#### REQUIRED TASK
Show all lines that include the string "matplotlib"; copy each one.

#### DATA SHOWN
- - - - - - -

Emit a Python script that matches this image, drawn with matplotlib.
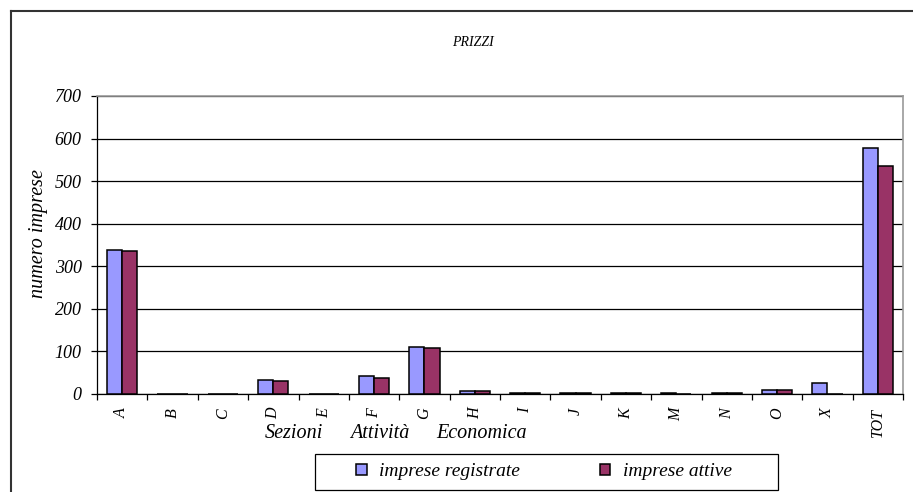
import matplotlib.pyplot as plt
from matplotlib.lines import Line2D
from matplotlib.patches import Rectangle
import numpy as np

categories = ['A', 'B', 'C', 'D', 'E', 'F', 'G', 'H', 'I', 'J', 'K', 'M', 'N', 'O', 'X', 'TOT']
registrate = [338, 0, 1, 34, 0, 43, 111, 6, 2, 2, 3, 2, 2, 10, 25, 577]
attive = [335, 0, 1, 30, 0, 38, 108, 6, 2, 2, 3, 1, 2, 10, 1, 535]

plt.rcParams['font.family'] = 'Liberation Serif'
plt.rcParams['font.style'] = 'italic'

fig = plt.figure(figsize=(9.13, 4.92), dpi=100)
W, H = 913.0, 492.0
ax = fig.add_axes([97 / W, 1 - 394 / H, 806 / W, 298 / H])

x = np.arange(len(categories))
bw = 0.3
b1 = ax.bar(x - bw / 2, registrate, bw, color='#9999FF', edgecolor='black', linewidth=1.1,
            label='imprese registrate', zorder=3)
b2 = ax.bar(x + bw / 2, attive, bw, color='#993366', edgecolor='black', linewidth=1.1,
            label='imprese attive', zorder=3)

ax.set_xlim(-0.5, len(categories) - 0.5)
ax.set_ylim(0, 700)
ax.set_yticks(range(0, 701, 100))
ax.yaxis.grid(True, color='black', linewidth=0.9, zorder=0)
ax.tick_params(axis='y', direction='out', length=4, width=0.9, labelsize=13, pad=7)

# category labels at the centre, tick marks on slot boundaries
ax.set_xticks(x)
ax.set_xticklabels(categories, rotation=90, fontsize=11.5)
ax.tick_params(axis='x', length=0, pad=10)
ax.set_xticks(np.arange(-0.5, len(categories), 1), minor=True)
ax.tick_params(axis='x', which='minor', direction='out', length=4, width=0.9)

for s in ['left', 'bottom']:
    ax.spines[s].set_color('black')
    ax.spines[s].set_linewidth(0.9)
for s in ['top', 'right']:
    ax.spines[s].set_color('#999999')
    ax.spines[s].set_linewidth(1.2)

fig.text(473 / W, 1 - 42 / H, 'PRIZZI', ha='center', va='center', fontsize=10)
fig.text(38 / W, 1 - 234 / H, 'numero imprese', rotation=90, ha='center', va='center', fontsize=14.5)
for word, cx in [('Sezioni', 294), ('Attività', 380), ('Economica', 482)]:
    fig.text(cx / W, 1 - 433 / H, word, ha='center', va='center', fontsize=14.5)

# legend box drawn separately, entries placed inside it
fig.add_artist(Rectangle((315 / W, 1 - 490 / H), 463 / W, 36 / H, transform=fig.transFigure,
                         facecolor='white', edgecolor='black', linewidth=0.9))
leg = fig.legend(handles=[b1, b2], loc='center', bbox_to_anchor=(544 / W, 1 - 472 / H),
                 ncol=2, fontsize=14, frameon=False, borderpad=0,
                 handlelength=0.55, handleheight=0.55, handletextpad=0.65, columnspacing=4.1,
                 borderaxespad=0)

# outer chart border
fig.add_artist(Line2D([11 / W, 11 / W], [0, 1 - 11 / H], color='#333333', linewidth=1.5))
fig.add_artist(Line2D([11 / W, 1], [1 - 11 / H, 1 - 11 / H], color='#333333', linewidth=1.5))

fig.savefig('out.png', dpi=100)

- - - - - - -

#### WRITTEN SOLUTION
Emit a Python script that matches this image, drawn with matplotlib.
import matplotlib.pyplot as plt
from matplotlib.lines import Line2D
from matplotlib.patches import Rectangle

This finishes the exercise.